Search code examples
pythontensorflowtensorflow-probability

performing many gradient-based optimizations in parallel with TensorFlow


I have a model which requires solving a system of ODEs with tfp.math.ode.BDF, and I would like to find the individual least-squares fits of this model to n > 1000 datasets. That is to say, if my model has m parameters then at the end of the optimization process I will have an n by m tensor of best-fit parameter values.

What would be the best way to perform this optimization in parallel? At this point I’m planning to define an objective function that adds up the n individual sums of square residuals, and then uses tfp.optimizer.lbfgs_minimize to find the best-fit values of the combined n×m parameters.


Solution

  • This won't be super helpful, and I don't know what ODEs are, but if I were attempting to optimizing in parallel ANY set of n datasets against n models (be it linear regression or deep learning or any other model that's optimized via gradients), I'd simply instantiate n copies of the model, forward prop all n datasets against a corresponding model, and critically, sum up the loss. Automatic differentiation will take care of the rest.

    The n models do not interact with each other, other than the final summation of loss, so auto diff will keep the gradients isolated as well. I haven't used l-bfgs in a while but IIRC it's like SGD except it factors in the second order partial derivative, so it's probably implemented with a gradient tape inside a gradient tape.

    Here is a minimal example of constructing a single tensorflow model that contains n=2 models. Each model contains m=2 weights (namely, m and b from the y=mx+b equation). You train on n datasets which have a 1-to-1 relationship with the n models.
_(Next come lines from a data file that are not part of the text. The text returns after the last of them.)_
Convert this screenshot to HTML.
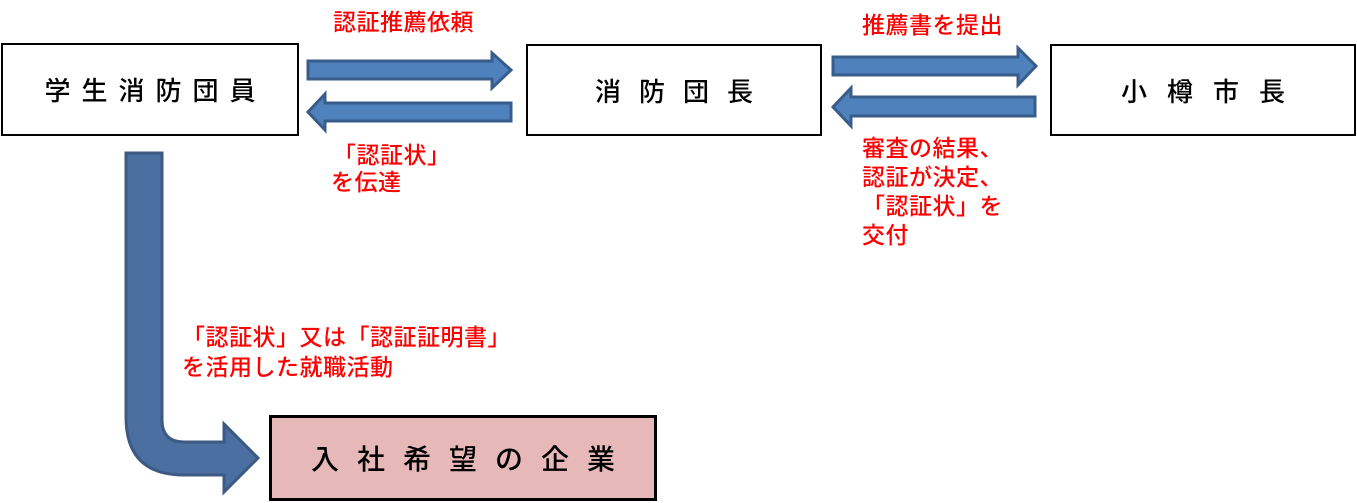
<!DOCTYPE html>
<html><head><meta charset="utf-8"><style>
body{margin:0;width:1357px;height:503px;background:#fff;position:relative;overflow:hidden;font-family:"Liberation Sans","Noto Sans CJK JP",sans-serif}
.box{position:absolute;box-sizing:border-box;border:2.5px solid #000;display:flex;align-items:center;justify-content:center;font-size:26px;color:#000;font-weight:500}
.r{position:absolute;color:#f00;font-size:23px;line-height:28px;letter-spacing:0.5px;white-space:nowrap;font-weight:500}
svg{position:absolute;left:0;top:0}
</style></head><body>
<svg width="1357" height="503">
<g fill="#4f81bd" stroke="#385d8a" stroke-width="3">
<polygon points="308,61 492,61 492,53 511,70 492,88 492,79 308,79"/>
<polygon points="511,103 325,103 325,94 308,112 325,130 325,121 511,121"/>
<polygon points="833,57 1018,57 1018,48 1036,66 1018,85 1018,75 833,75"/>
<polygon points="1035,97 851,97 851,88 833,107 851,126 851,116 1035,116"/>
</g>
<path d="M126,153 L162,153 L162,420 Q162,442 184,442 L224,442 L224,424 L258,458 L224,492 L224,475 L184,475 Q126,475 126,417 Z" fill="#4a6fa0" stroke="#3c5a82" stroke-width="3"/>
</svg>
<div class="box" style="left:1px;top:43px;width:298px;height:93px;letter-spacing:11px;padding-left:11px">学生消防団員</div>
<div class="box" style="left:526px;top:44px;width:296px;height:92px;letter-spacing:18px;padding-left:18px">消防団長</div>
<div class="box" style="left:1050px;top:44px;width:306px;height:92px;letter-spacing:20px;padding-left:20px">小樽市長</div>
<div class="box" style="left:269px;top:415px;width:388px;height:86px;background:#e6b9b8;border-width:3px;font-size:28px;letter-spacing:18px;padding-left:18px">入社希望の企業</div>
<div class="r" style="left:333px;top:8px">認証推薦依頼</div>
<div class="r" style="left:333px;top:141px">「認証状」</div>
<div class="r" style="left:331px;top:168px">を伝達</div>
<div class="r" style="left:862px;top:11px">推薦書を提出</div>
<div class="r" style="left:862px;top:134px;line-height:29px">審査の結果、<br>認証が決定、<br>「認証状」を<br>交付</div>
<div class="r" style="left:182px;top:323px;letter-spacing:0.5px">「認証状」又は「認証証明書」</div>
<div class="r" style="left:182px;top:353px;letter-spacing:0.5px">を活用した就職活動</div>
</body></html>
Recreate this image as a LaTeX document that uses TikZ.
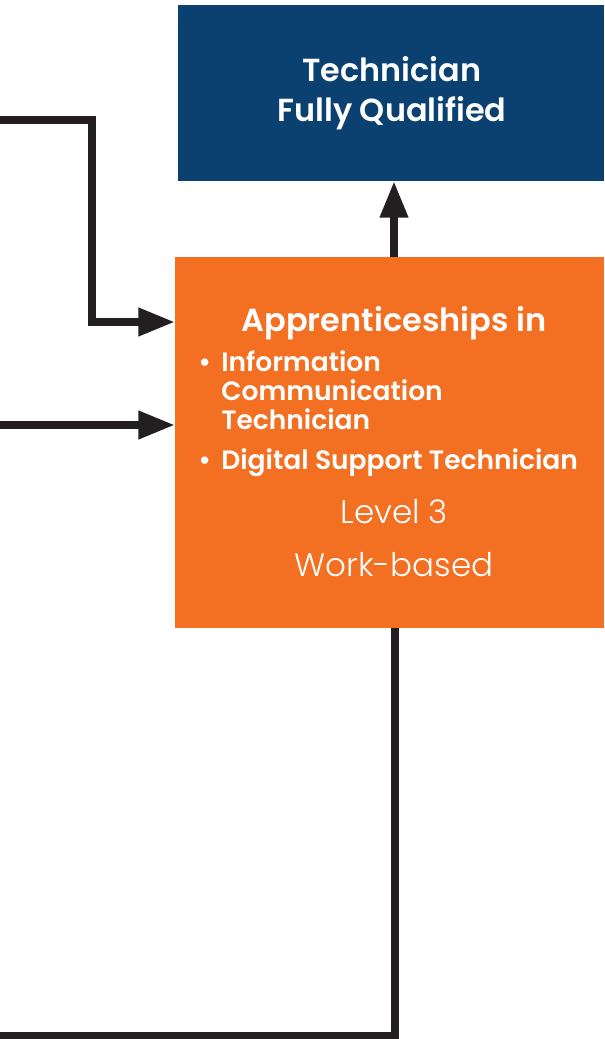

You will get n by m weights out of it.

    import tensorflow as tf
    
    
    def get_model():
      """Create linear regression model of the form y=mx+b."""
      model = tf.keras.Sequential()
      model.add(tf.keras.layers.Dense(1, input_shape=(1,)))
      return model
    
    # Setup two different datasets. 
    x1 = tf.range(start=-1., limit=1., delta=0.001)
    y1 = x1 * .1 + .2
    
    x2 = tf.range(start=-1., limit=1., delta=0.001)
    y2 = x2 * .3 + .4
    
    
    def create_parallel_model():
      """Creates a single model that hold multiple independent models.
      
      Returns:
        parallel_model: The single parallel model holding multiple models. 
        model1: First componenent model. 
        model2: Second componenent model. 
        """
      model1 = get_model()
      model2 = get_model()
    
      inp1 = tf.keras.Input((1,), name='inp1')
      inp2 = tf.keras.Input((1,), name='inp2')
    
      outp1 = model1(inp1)
      outp2 = model2(inp2)
    
      parallel_model = tf.keras.Model([inp1, inp2], [outp1, outp2])
    
      return parallel_model, model1, model2
    
    
    pmodel, model1, model2 = create_parallel_model()
    pmodel.compile('sgd', 'mse')
    pmodel.fit(x=[x1, x2], y=[y1, y2], epochs=100)
    
    print("First model's dense layer, m and b should be 0.1 and 0.2.")
    print(model1.layers[0].get_weights())
    
    print("Second model's dense layer, m and b should be 0.3 and 0.4.")
    print(model2.layers[0].get_weights())
    

    Your output should look like

    First model's dense layer, m and b should be 0.1 and 0.2.
    [array([[0.10000037]], dtype=float32), array([0.20000002], dtype=float32)]
    Second model's dense layer, m and b should be 0.3 and 0.4.
    [array([[0.30000147]], dtype=float32), array([0.39999998], dtype=float32)]
    

    Another way to do this is to simply train one model and dataset at a time within a single process, but run multiple processes in parallel. If you use TF's dynamic memory allocation, TF won't hog up all the GPU ram and Nvidia GPU's do support multi-processing (https://docs.nvidia.com/deploy/mps/index.html).

    physical_devices = tf.config.list_physical_devices('GPU') 
    for gpu_instance in physical_devices: 
        tf.config.experimental.set_memory_growth(gpu_instance, True)